Vice-President Bawumia carries a worse verdict. There is no Ghanaian above 15 today who does not remember Bawumia’s charge against the NDC, describing their borrowing as excessive.

Today, six or so years later, has Bawumia borrowed!

But is the NDC the answer?

Ex-President Mahama, in his first State of the Nation address announced that “Mr Speaker, the meat is now down to the bone”.

Who ate the meat? At the time Mahama made this confession, the NDC had been in power since 2009.

He himself had just taken over from Professor Atta Mills in 2012, an NDC government in which he (Mahama) had been the Vice-President.

I don’t like the E-Levy, but how much less or more anti-poor is it than the NDC’s imposition of a tax on condom and farmer’s machete?

Even kayayei, the poorest of poor, were taxed by Mahama’s government.


The verdict is clear: both the NPP and the NDC have proved incapable of managing Ghana’s economy. Life is hard for Ghanaians.

But was life any better under any of our four military adventurists?

The verdict of history is that Ghana’s woes can to be traced to military adventurism in government.

Less than two years after the NLC coup that overthrew Nkrumah, its Chairman, Lt Gen. Ankrah, was pressured by his colleagues in government to step down because he had collected GH¢6,000 bribe from a Nigerian businessman, Nzeribe; three years after overthrowing Busia’s Progress Party government for devaluing the cedi, General Acheampong’s NRC devalued the currency; Rawlings killed the generals for corruption and declared “One House, One Toilet” but at the time of his death, he was in a house with multiple WCs and he had allegedly taken a bribe from Nigeria’s General Abacha.

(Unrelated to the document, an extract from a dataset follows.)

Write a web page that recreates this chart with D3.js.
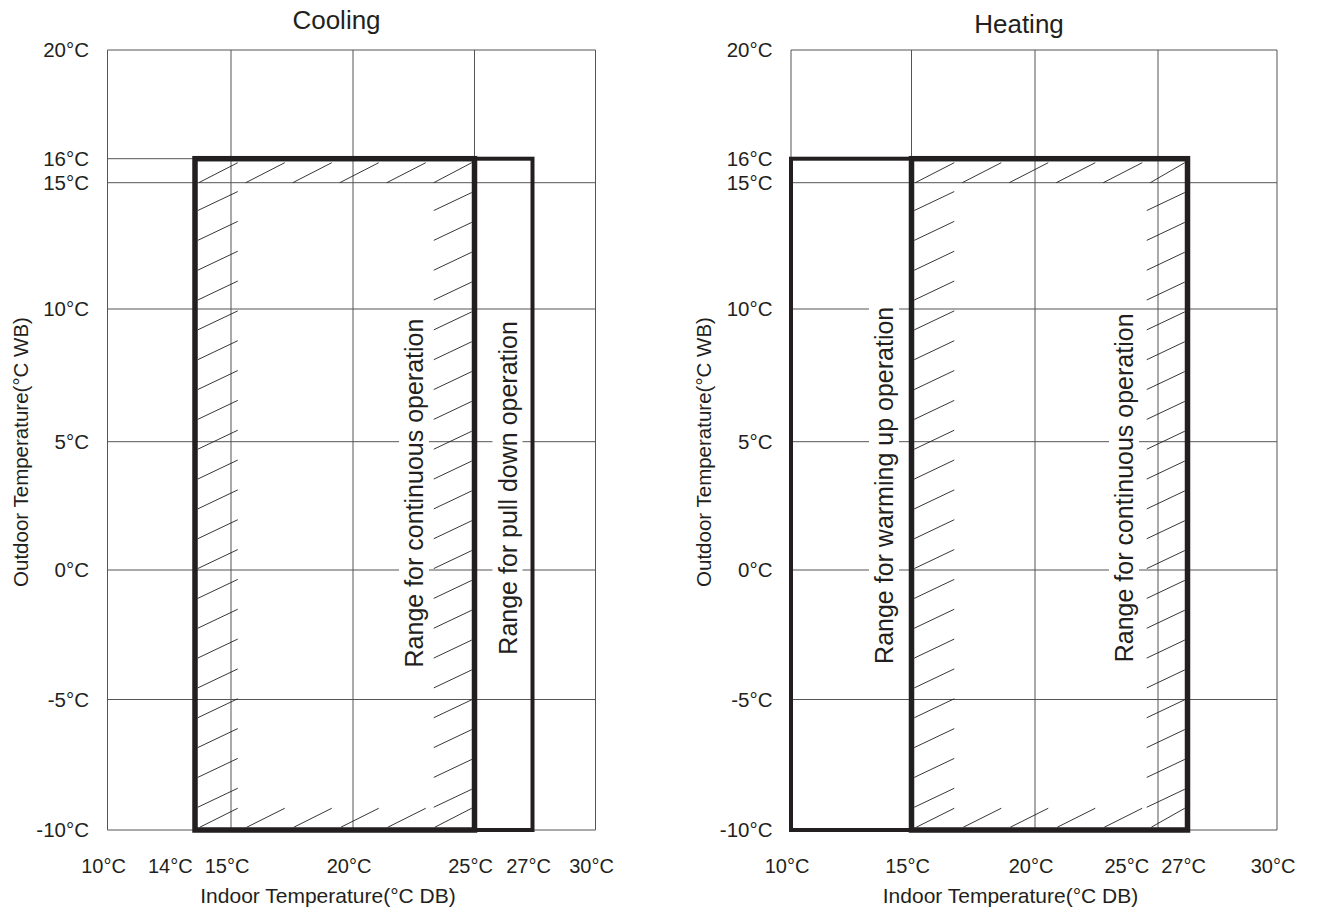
<!DOCTYPE html>
<html><head><meta charset="utf-8">
<script src="https://cdn.jsdelivr.net/npm/d3@7"></script>
<style>
html,body{margin:0;padding:0;background:#fff;}
svg{display:block;font-family:"Liberation Sans",Arial,Helvetica,sans-serif;}
</style></head><body>
<svg id="chart" width="1317" height="909"></svg>
<script>
// ---------------- data ----------------
const yTicks = [20, 16, 15, 10, 5, 0, -5, -10];
const yGridValues = [20, 15, 10, 5, 0, -5, -10];
const xGridValues = [10, 15, 20, 25, 30];
const coolingXTicks = [10, 14, 15, 20, 25, 27, 30];
const heatingXTicks = [10, 15, 20, 25, 27, 30];
// ranges: [indoor min, indoor max, outdoor min, outdoor max]
const coolingContinuous = [14, 25, -10, 16];
const coolingPullDown = [14, 27, -10, 16];
const heatingContinuous = [15, 27, -10, 16];
const heatingWarmUp = [10, 27, -10, 16];
const panelTitles = ["Cooling", "Heating"];
const xAxisTitle = "Indoor Temperature(°C DB)";
const yAxisTitle = "Outdoor Temperature(°C WB)";
const labelContinuous = "Range for continuous operation";
const labelPullDown = "Range for pull down operation";
const labelWarmUp = "Range for warming up operation";
const fmt = v => v + "°C";

// ---------------- drawing ----------------
const svg = d3.select("#chart");
const INK = "#231f20";
const GRID = "#555";

const y = d3.scaleLinear()
  .domain([-10, -5, 0, 5, 10, 15, 16, 20])
  .range([830, 699.5, 570, 441.7, 309, 182.7, 158.7, 50]);

const xCool = d3.scaleLinear()
  .domain([10, 14, 15, 20, 25, 27, 30])
  .range([107.5, 195, 231, 353, 474.5, 532.5, 595.5]);
const xHeat = d3.scaleLinear()
  .domain([10, 15, 20, 25, 27, 30])
  .range([791, 911.5, 1035, 1158, 1187.5, 1277]);

function addBgText(g, txt, size) {
  const t = g.append("text").attr("text-anchor", "middle")
    .attr("font-size", size).attr("fill", INK).text(txt);
  const bb = t.node().getBBox();
  g.insert("rect", "text")
    .attr("x", bb.x - 2).attr("y", bb.y - 1)
    .attr("width", bb.width + 4).attr("height", bb.height + 2)
    .attr("fill", "#fff");
  return t;
}

function drawPanel(cfg) {
  const x = cfg.x;
  const g = svg.append("g");
  const xMin = x.domain()[0], xMax = x.domain()[x.domain().length - 1];

  // grid
  const grid = g.append("g").attr("stroke", GRID).attr("stroke-width", 1).attr("fill", "none");
  grid.selectAll("line.v").data(xGridValues).join("line").attr("class", "v")
    .attr("x1", d => x(d)).attr("x2", d => x(d))
    .attr("y1", y(20)).attr("y2", y(-10));
  grid.selectAll("line.h").data(yGridValues).join("line").attr("class", "h")
    .attr("x1", x(xMin)).attr("x2", x(xMax))
    .attr("y1", d => y(d)).attr("y2", d => y(d));
  // 16°C line from left border up to the operating range
  const leftMost = d3.min(cfg.regions, r => r.rect[0]);
  if (leftMost > xMin) {
    grid.append("line").attr("x1", x(xMin)).attr("x2", x(leftMost))
      .attr("y1", y(16)).attr("y2", y(16));
  }

  // secondary (thin) range boxes
  cfg.regions.filter(r => !r.main).forEach(r => {
    g.append("rect")
      .attr("x", x(r.rect[0])).attr("y", y(r.rect[3]))
      .attr("width", x(r.rect[1]) - x(r.rect[0]))
      .attr("height", y(r.rect[2]) - y(r.rect[3]))
      .attr("fill", "none").attr("stroke", INK).attr("stroke-width", 4);
  });

  // hatching inside main range
  const main = cfg.regions.find(r => r.main).rect;
  const L = x(main[0]) + 2.75, R = x(main[1]) - 2.75, T = y(main[3]) + 2.75, B = y(main[2]) - 2.75;
  const segs = [];
  const topBase = y(15);
  for (let k = 0; k < 6; k++) {
    const xs = L + 1 + k * 47;
    segs.push([xs, topBase, Math.min(xs + 39, R), topBase - 20]);
    const xb = L + 2 + k * 47;
    segs.push([xb, B, Math.min(xb + 38, R), B - 19]);
  }
  const sideTop = topBase - 2, sideBottom = B - 20, nSide = 21;
  for (let i = 1; i <= nSide; i++) {
    const yb = sideTop + i * (sideBottom - sideTop) / nSide;
    segs.push([L, yb, L + 40, yb - 19]);
    segs.push([R - 38, yb, R, yb - 18]);
  }
  g.append("g").attr("stroke", INK).attr("stroke-width", 0.9)
    .selectAll("line").data(segs).join("line")
    .attr("x1", d => d[0]).attr("y1", d => d[1])
    .attr("x2", d => d[2]).attr("y2", d => d[3]);

  // main thick box
  g.append("rect")
    .attr("x", x(main[0])).attr("y", y(main[3]))
    .attr("width", x(main[1]) - x(main[0]))
    .attr("height", y(main[2]) - y(main[3]))
    .attr("fill", "none").attr("stroke", INK).attr("stroke-width", 5.5);

  // vertical range labels
  cfg.labels.forEach(lb => {
    const lg = g.append("g")
      .attr("transform", `translate(${x(lb.at) + lb.dx},${y(lb.yAt)}) rotate(-90)`);
    addBgText(lg, lb.text, 25);
  });

  // y tick labels
  g.append("g").selectAll("text").data(yTicks).join("text")
    .attr("x", x(xMin) - 18.5).attr("y", d => y(d)).attr("dy", "0.35em")
    .attr("text-anchor", "end").attr("font-size", 20.5).attr("fill", INK)
    .text(fmt);

  // x tick labels with simple collision handling
  const xt = g.append("g").selectAll("text").data(cfg.xTicks).join("text")
    .attr("y", 873).attr("text-anchor", "middle").attr("font-size", 20).attr("fill", INK)
    .text(fmt);
  const widths = xt.nodes().map(n => n.getComputedTextLength());
  const centers = cfg.xTicks.map(v => x(v) - 4);
  for (let i = centers.length - 2; i >= 0; i--) {
    const limit = centers[i + 1] - widths[i + 1] / 2 - 12;
    if (centers[i] + widths[i] / 2 > limit) centers[i] = limit - widths[i] / 2;
  }
  xt.attr("x", (d, i) => centers[i]);

  const cx = (x(xMin) + x(xMax)) / 2;
  // title
  g.append("text").attr("x", cx - 15).attr("y", cfg.titleY)
    .attr("text-anchor", "middle").attr("font-size", 26).attr("fill", INK).text(cfg.title);
  // axis titles
  g.append("text").attr("x", cx - 23.5).attr("y", 903)
    .attr("text-anchor", "middle").attr("font-size", 21).attr("fill", INK).text(xAxisTitle);
  g.append("text")
    .attr("transform", `translate(${x(xMin) - 80},452) rotate(-90)`)
    .attr("text-anchor", "middle").attr("font-size", 20.5).attr("fill", INK).text(yAxisTitle);
}

drawPanel({
  x: xCool, xTicks: coolingXTicks, title: panelTitles[0], titleY: 29,
  regions: [{ rect: coolingPullDown, main: false }, { rect: coolingContinuous, main: true }],
  labels: [
    { text: labelContinuous, at: coolingContinuous[1], dx: -51.5, yAt: 3 },
    { text: labelPullDown, at: coolingPullDown[1], dx: -16, yAt: 3.2 }
  ]
});
drawPanel({
  x: xHeat, xTicks: heatingXTicks, title: panelTitles[1], titleY: 33,
  regions: [{ rect: heatingWarmUp, main: false }, { rect: heatingContinuous, main: true }],
  labels: [
    { text: labelWarmUp, at: heatingContinuous[0], dx: -18.5, yAt: 3.3 },
    { text: labelContinuous, at: heatingContinuous[1], dx: -54.5, yAt: 3.2 }
  ]
});
</script>
</body></html>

My case is simple: Ghana does not need a military ruler, no matter how hard life is now.

Roads minister

Now to the Minister of Roads.

I agree with the NPP General Secretary, John Buadu, that GH¢78 million from road tolls is pittance compared with the GH¢6.9bn expected from the E-Levy.

Should that, however, be the reason a Roads Minister would rush to close down all tollbooths in Ghana within 24 hours of the 2022 Budget presentation?

It’s been five months since the tollbooths were closed.

Is it inconceivable that five months revenues from them could buy tables and chairs for hundreds of schoolchildren who sit in dust on bare earth or go to schools under trees?

The Ewes say the fool is the man who throws away the water in his pot just because he has seen signs of rain.

John Agyekum Kufuor was right in repeating the words of Jesus Christ, that the poor will always be with us.

An American evangelist in the 1980s used to advise that “the only way to help the poor is not be poor yourself”.

He was so wealthy he had an entire wardrobe for neck ties, a wardrobe for suits and rack upon rack of shoes, yet he never gave alms.

The Roads Minister has no poor man in his family.